Девушка, ровесница Джулии, сидела на пони под большим деревом — еще до той эпохи, когда изобрели цвет. На щеку падала вьющаяся прядь волос. Бедра сжимали бока пони.
— Боже, какая красивая, — подумал я вслух.
— Да. Что бы такое ни была красота, в те годы я владела ею. Или она мной.
— Вы? — я, пораженный, сравнил мадам Кроммелинк с девушкой на фото. — Извините.
— Ваша привычка к этому слову вредит осанке. Нефертити была моим лучшим пони. Я вверила ее Дондтам — Дондты были друзья нашей семьи — когда мы с Григуаром бежали в Швецию, семь, восемь лет после этой фотографии. Дондты погибли в сорок втором году, во время фашистской оккупации. Вы полагаете, они были в Сопротивлении? Нет, это все спортивный автомобиль Морти Дондта. Тормоза отказали, бум. Судьбы Нефертити я не знаю. Клей, колбаса, бифштексы для черного рынка, для цыган, для офицеров СС, если быть реалистом. Этот
— Он все еще принадлежит вам?
— Он больше не существует. Немцы построили аэродром на том месте, где вы смотрите, поэтому британцы, американцы… — она рукой изобразила «бум». — Камни, воронки, грязь. Сейчас там маленькие коробочки домов, бензиновая заправка, супермаркет. Наш дом, кто прожил полтысячелетия, ныне существует лишь в нескольких старых головах. И на нескольких старых фотографиях. Моя мудрая подруга Сьюзен однажды написала: «Фотографии делают срез момента и замораживают его, и потому свидетельствуют о том, как беспощадно плавится время».

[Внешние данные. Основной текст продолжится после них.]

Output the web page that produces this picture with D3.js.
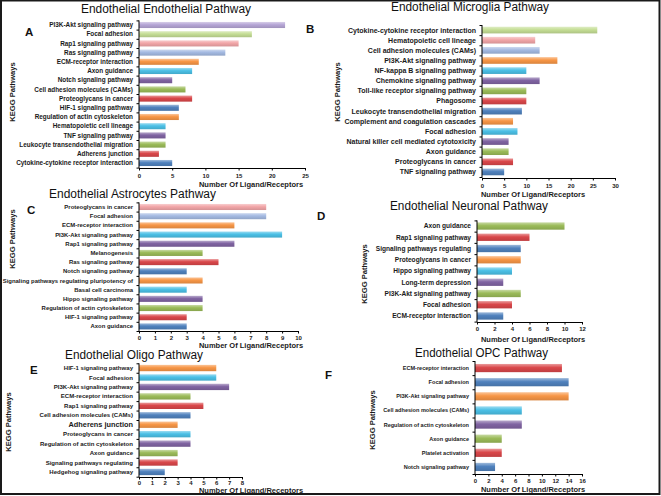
<!DOCTYPE html>
<html>
<head>
<meta charset="utf-8">
<script src="https://cdn.jsdelivr.net/npm/d3@7"></script>
<style>
  body { margin: 0; background: #fff; }
  svg text { font-family: "Liberation Sans", Arial, sans-serif; }
</style>
</head>
<body>
<div id="chart-area"></div>
<script>
// panel data, categories listed top to bottom
var catsA = ["PI3K-Akt signaling pathway", "Focal adhesion", "Rap1 signaling pathway", "Ras signaling pathway",
  "ECM-receptor interaction", "Axon guidance", "Notch signaling pathway", "Cell adhesion molecules (CAMs)",
  "Proteoglycans in cancer", "HIF-1 signaling pathway", "Regulation of actin cytoskeleton",
  "Hematopoietic cell lineage", "TNF signaling pathway", "Leukocyte transendothelial migration",
  "Adherens junction", "Cytokine-cytokine receptor interaction"];
var valsA = [22, 17, 15, 13, 9, 8, 5, 7, 8, 6, 6, 4, 4, 4, 3, 5];
var ticksA = [0, 5, 10, 15, 20, 25];

var catsB = ["Cytokine-cytokine receptor interaction", "Hematopoietic cell lineage", "Cell adhesion molecules (CAMs)",
  "PI3K-Akt signaling pathway", "NF-kappa B signaling pathway", "Chemokine signaling pathway",
  "Toll-like receptor signaling pathway", "Phagosome", "Leukocyte transendothelial migration",
  "Complement and coagulation cascades", "Focal adhesion", "Natural killer cell mediated cytotoxicity",
  "Axon guidance", "Proteoglycans in cancer", "TNF signaling pathway"];
var valsB = [26, 12, 13, 17, 10, 13, 10, 10, 9, 7, 8, 6, 6, 7, 5];
var ticksB = [0, 5, 10, 15, 20, 25, 30];

var catsC = ["Proteoglycans in cancer", "Focal adhesion", "ECM-receptor interaction", "PI3K-Akt signaling pathway",
  "Rap1 signaling pathway", "Melanogenesis", "Ras signaling pathway", "Notch signaling pathway",
  "Signaling pathways regulating pluripotency of", "Basal cell carcinoma", "Hippo signaling pathway",
  "Regulation of actin cytoskeleton", "HIF-1 signaling pathway", "Axon guidance"];
var valsC = [8, 8, 6, 9, 6, 4, 5, 3, 4, 3, 4, 4, 3, 3];
var ticksC = [0, 1, 2, 3, 4, 5, 6, 7, 8, 9, 10];

var catsD = ["Axon guidance", "Rap1 signaling pathway", "Signaling pathways regulating", "Proteoglycans in cancer",
  "Hippo signaling pathway", "Long-term depression", "PI3K-Akt signaling pathway", "Focal adhesion",
  "ECM-receptor interaction"];
var valsD = [10, 6, 5, 5, 4, 3, 5, 4, 3];
var ticksD = [0, 2, 4, 6, 8, 10, 12];

var catsE = ["HIF-1 signaling pathway", "Focal adhesion", "PI3K-Akt signaling pathway", "ECM-receptor interaction",
  "Rap1 signaling pathway", "Cell adhesion molecules (CAMs)", "Adherens junction", "Proteoglycans in cancer",
  "Regulation of actin cytoskeleton", "Axon guidance", "Signaling pathways regulating", "Hedgehog signaling pathway"];
var valsE = [6, 6, 7, 4, 5, 4, 3, 4, 4, 3, 3, 2];
var ticksE = [0, 1, 2, 3, 4, 5, 6, 7, 8];

var catsF = ["ECM-receptor interaction", "Focal adhesion", "PI3K-Akt signaling pathway",
  "Cell adhesion molecules (CAMs)", "Regulation of actin cytoskeleton", "Axon guidance",
  "Platelet activation", "Notch signaling pathway"];
var valsF = [13, 14, 14, 7, 7, 4, 4, 3];
var ticksF = [0, 2, 4, 6, 8, 10, 12, 14, 16];

var titles = ["Endothelial Endothelial Pathway", "Endothelial Microglia Pathway", "Endothelial Astrocytes Pathway",
  "Endothelial Neuronal Pathway", "Endothelial Oligo Pathway", "Endothelial OPC Pathway"];
var letters = ["A", "B", "C", "D", "E", "F"];

// excel 2007 style colours, counted from the bottom bar
var base = ["#4f81bd", "#d9474a", "#9bbb59", "#8064a2", "#4bc0e6", "#f79646"];
var light = ["#a4bae2", "#f2a6a8", "#c5de95", "#b6a6d6"];

var W = 661, H = 496;

var svg = d3.select("#chart-area").append("svg")
  .attr("width", W)
  .attr("height", H);

var defs = svg.append("defs");
var allColors = base.concat(light);
allColors.forEach((c, i) => {
  var g = defs.append("linearGradient")
    .attr("id", "grad" + i)
    .attr("x1", 0).attr("y1", 0).attr("x2", 0).attr("y2", 1);
  g.append("stop").attr("offset", "0%").attr("stop-color", d3.interpolateRgb(c, "#fff")(0.45));
  g.append("stop").attr("offset", "45%").attr("stop-color", c);
  g.append("stop").attr("offset", "100%").attr("stop-color", d3.interpolateRgb(c, "#000")(0.12));
});

function colorIndex(iFromBottom) {
  return iFromBottom < 12 ? iFromBottom % 6 : 6 + (iFromBottom - 12);
}

var panels = [
  { cats: catsA, vals: valsA, ticks: ticksA, x0: 139, x1: 305, band: [20.4, 167.6], axisY: 168,
    fs: 6.4, pad: 0.34, tPad: 3, tx: [81, 251], ty: 13, lx: 25, ly: 36, kx: 12.5, ky: 92, xlx: 251, xly: 184.5 },
  { cats: catsB, vals: valsB, ticks: ticksB, x0: 482, x1: 615, band: [25, 177], axisY: 178,
    fs: 7, pad: 0.34, tPad: 3.5, tx: [391, 549], ty: 11, lx: 306, ly: 33, kx: 337, ky: 92, xlx: 533, xly: 194 },
  { cats: catsC, vals: valsC, ticks: ticksC, x0: 139, x1: 298, band: [202.4, 331], axisY: 331,
    fs: 5.95, pad: 0.34, tPad: 2.5, tx: [49, 216], ty: 198, lx: 27, ly: 214, kx: 12.5, ky: 239, xlx: 251, xly: 345.5 },
  { cats: catsD, vals: valsD, ticks: ticksD, x0: 477, x1: 582, band: [220.4, 321.6], axisY: 322,
    fs: 6.6, pad: 0.35, tPad: 2.5, tx: [390, 548], ty: 210, lx: 317, ly: 220, kx: 364.5, ky: 274, xlx: 533, xly: 339.5 },
  { cats: catsE, vals: valsE, ticks: ticksE, x0: 139, x1: 242, band: [363.3, 476.7], axisY: 477,
    fs: 6.05, pad: 0.33, tPad: 1, tx: [65, 203], ty: 359, lx: 30, ly: 374, kx: 8, ky: 422, xlx: 251, xly: 490 },
  { cats: catsF, vals: valsF, ticks: ticksF, x0: 475, x1: 582, band: [361, 474], axisY: 474,
    fs: 5.55, pad: 0.42, tPad: 2, tx: [415, 548], ty: 357, lx: 325, ly: 379, kx: 372.5, ky: 420, xlx: 533, xly: 489.5 }
];

panels.forEach((p, pi) => {
  var g = svg.append("g");
  var n = p.cats.length;

  var x = d3.scaleLinear()
    .domain([0, d3.max(p.ticks)])
    .range([p.x0, p.x1]);

  var y = d3.scaleBand()
    .domain(p.cats)
    .range(p.band)
    .paddingInner(p.pad)
    .paddingOuter(p.pad / 2);

  // boundaries between categories, for the left ticks
  var yEdge = d3.scaleLinear().domain([0, n]).range(p.band);

  // bars
  g.selectAll("rect")
    .data(p.cats.map((c, i) => ({ cat: c, val: p.vals[i], idx: n - 1 - i })))
    .enter()
    .append("rect")
    .attr("x", x(0))
    .attr("y", d => y(d.cat))
    .attr("width", d => x(d.val) - x(0))
    .attr("height", y.bandwidth())
    .attr("fill", d => "url(#grad" + colorIndex(d.idx) + ")");

  // y axis
  var yAxis = g.append("g")
    .attr("transform", `translate(${p.x0}, 0)`)
    .call(d3.axisLeft(yEdge).tickValues(d3.range(n + 1)).tickSize(2.5).tickFormat(""));
  yAxis.select(".domain").attr("d", `M0,${p.band[0]}V${p.axisY}`).attr("stroke", "#000");

  // category labels
  g.selectAll(".cat")
    .data(p.cats)
    .enter()
    .append("text")
    .attr("class", "cat")
    .attr("x", p.x0 - 6)
    .attr("y", d => y(d) + y.bandwidth() / 2)
    .attr("dy", "0.35em")
    .attr("text-anchor", "end")
    .attr("font-size", d => (pi === 4 && d === "Adherens junction") ? p.fs + 1.3 : p.fs)
    .attr("font-weight", "bold")
    .attr("fill", "#1a1a1a")
    .text(d => d);

  // x axis
  var xAxis = g.append("g")
    .attr("transform", `translate(0, ${p.axisY})`)
    .call(d3.axisBottom(x).tickValues(p.ticks).tickSize(2.5).tickPadding(p.tPad).tickSizeOuter(0));
  xAxis.select(".domain").attr("stroke", "#000");
  xAxis.selectAll("text")
    .attr("font-size", 6)
    .attr("font-weight", "bold")
    .attr("fill", "#1a1a1a");

  // axis title
  g.append("text")
    .attr("x", p.xlx)
    .attr("y", p.xly)
    .attr("dy", "0.35em")
    .attr("text-anchor", "middle")
    .attr("font-size", 7.5)
    .attr("font-weight", "bold")
    .attr("fill", "#1a1a1a")
    .text("Number Of Ligand/Receptors");

  g.append("text")
    .attr("transform", `translate(${p.kx}, ${p.ky}) rotate(-90)`)
    .attr("dy", "0.35em")
    .attr("text-anchor", "middle")
    .attr("font-size", 7.6)
    .attr("font-weight", "bold")
    .attr("fill", "#1a1a1a")
    .text("KEGG Pathways");

  // panel title
  g.append("text")
    .attr("x", p.tx[0])
    .attr("y", p.ty)
    .attr("font-size", 12)
    .attr("textLength", p.tx[1] - p.tx[0])
    .attr("lengthAdjust", "spacingAndGlyphs")
    .attr("fill", "#111")
    .text(titles[pi]);

  // panel letter
  g.append("text")
    .attr("x", p.lx)
    .attr("y", p.ly)
    .attr("font-size", 11.5)
    .attr("font-weight", "bold")
    .attr("fill", "#111")
    .text(letters[pi]);
});

// outer frame
svg.append("rect")
  .attr("x", 1)
  .attr("y", 0.5)
  .attr("width", W - 2.5)
  .attr("height", H - 2.5)
  .attr("fill", "none")
  .attr("stroke", "#1a1a1a")
  .attr("stroke-width", 2);
</script>
</body>
</html>
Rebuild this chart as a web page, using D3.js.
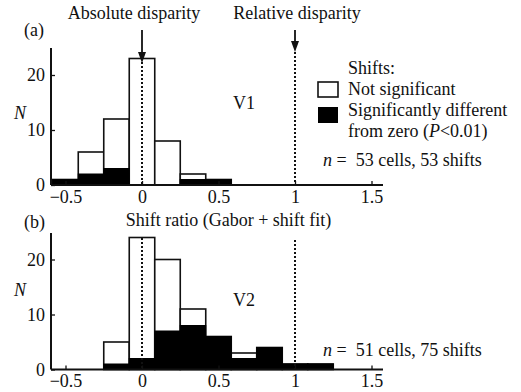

Мадам Кроммелинк разглядывала девушку, которой была когда-то, и стряхивала пепел с сигареты.
Через пару дворов забрехала от скуки собака.
Жених и невеста позируют у стены каменистой часовни. Судя по голым веткам, это зима. Тонкие губы жениха словно говорят: «Смотрите, что у меня есть». Цилиндр, трость, он наполовину лиса. Но невеста — наполовину львица. Ее улыбка — это идея улыбки. Она знает больше о новом муже, чем он о ней. Над дверями церкви каменная дама глядит на каменного рыцаря. Люди из плоти и крови на фотографиях смотрят в объектив, а вот каменные люди смотрят сквозь объектив прямо на тебя.
— Мои производители, — объявила мадам Кроммелинк.
— Ваши родители? Они были приятные люди? — этот вопрос прозвучал глупо.
— Мой отец умер от сифилиса. Ваша энциклопедия про это не говорит. Это не «приятная» смерть. Я рекомендовать ее избегать. Видите ли, эпоха, — это слово вышло у нее как долгий выдох, — была другая. Чувства не выражались так недержательно. Во всяком случае, в нашем классе общества. Моя мать, она была способна на великую привязанность, но и на бурный гнев! Она повелевала всеми, кем хотела. Нет, я не думаю, что ее можно назвать «приятной». Она умерла от аневризмы двумя годами позже.
— Мне очень жаль, — сказал я, как положено (первый раз в жизни).
— То, что она не увидела разрушения Зедельгема, было милосердием, — мадам Кроммелинк приподняла очки, чтобы поближе разглядеть свадебную фотографию. — Как молоды! Когда я гляжу на фотографии, то забываю, в какую сторону идет время — вперед или назад. Нет, когда я гляжу на фотографии, то уже не знаю, существует ли какое-нибудь «вперед» или «назад». Джейсон, мой стакан пуст.
Я налил ей вина, держа бутылку как следует — чтобы видно было этикетку.
— Я никогда не постигала их брака. Его алхимии. А вы?
— Я? Понимаю ли я брак своих родителей?
— Таков мой вопрос.
Я глубоко задумался.
— Я, — Висельник перехватил «никогда», — об этом раньше не задумывался. То есть… мои родители, они просто есть. Наверно, они много спорят, но когда они спорят, они еще и много разговаривают. Они умеют говорить и делать друг другу приятное, когда хотят. Если у мамы день рождения, а папа в отъезде, он всегда заказывает ей цветы в «Интерфлоре». Но папа сейчас почти все выходные работает, из-за рецессии, а мама открывает галерею в Челтнеме. Из-за этого между ними сейчас что-то вроде холодной войны.